Ebonie Riley is an undergraduate Political Science major and President of the Africana Studies Council of Majors at UMBC.
At UMBC I have learned how to focus my aspiration to make a difference in my community. I have interacted with great professors here on campus in several different departments who have fueled my interest in community activism. I completed an internship at the National Action Network in Washington, DC, seeking justice and experiencing hands-on civic activism in the immediate aftermath of the killing of Trayvon Martin in Sanford, Florida. That experience, coupled with a research project at UMBC, clarified my career plan: I’ll pursue a Ph.D. in Political Science.
But first, I hope to make a difference on campus, getting students involved in academic and community life. I was working as a student aide in the Department of Africana Studies when I saw an opportunity to build student support for the department and its programs. Using organizing techniques I learned at UMBC and from National Action Network D.C. Bureau Chief Janaye Ingram, with plenty of support from Africana Studies staff member Wanda Soares Nottingham, I recruited peers to reactivate the long-dormant Africana Studies Council of Majors. It wasn’t easy, but it was necessary. As my professors have helped me discover, the capacity to recognize and respond effectively to a need is the hallmark of an activist.
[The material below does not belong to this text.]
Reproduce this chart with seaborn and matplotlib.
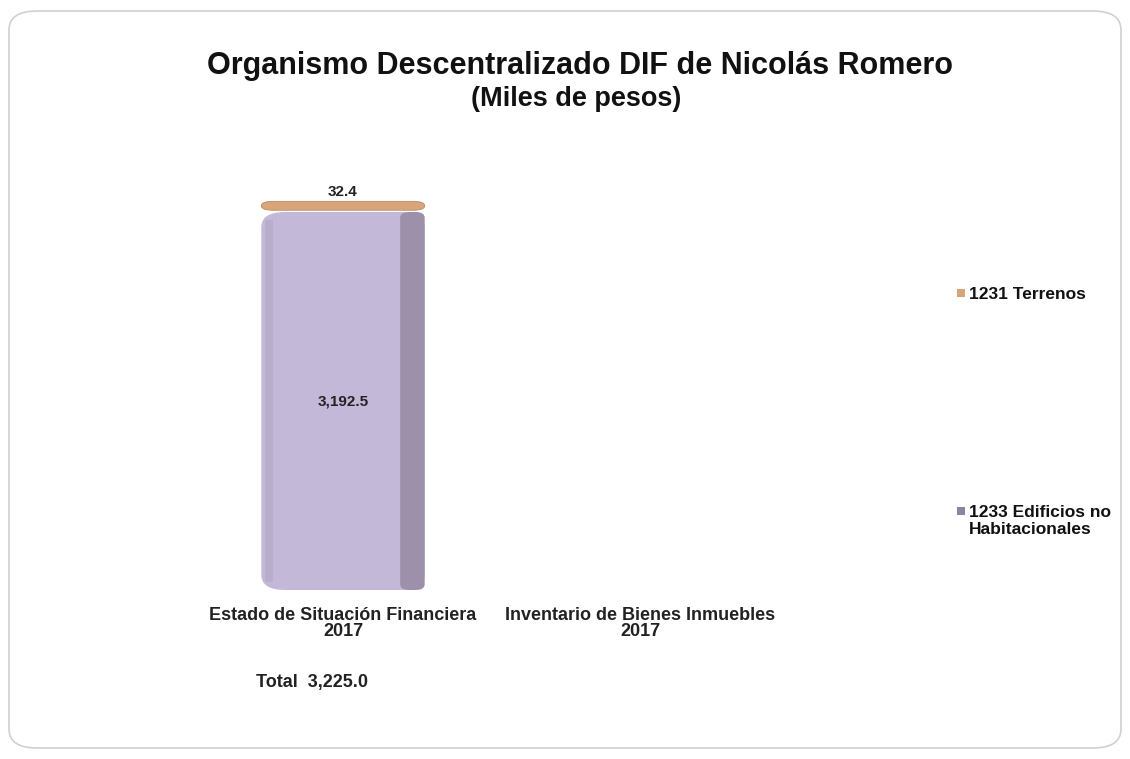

One of the lessons I took away from my internship was that people need to be equipped with the knowledge to be informed voters in local or state elections so they have a say in policies that will affect their daily lives. But understanding the political process is not an easy feat. As a Political Science major, I thought it would be important to bring a Member of Congress to campus to interact with young adults who would be able to ask questions about issues like student loan, college affordability, the economy and the job market. I hope you’ll join me for Empowering Young Americans: A Conversation with Congressman Elijah Cummings, in the UC Ballroom at 4:00 p.m. on Thursday, October 18th.
If I could leave something for other students to think about it would be this: Vote. And remember that civic engagement means more than just voting; it also means being active in their communities and holding elected officials accountable. No matter who you are, you can shape your community.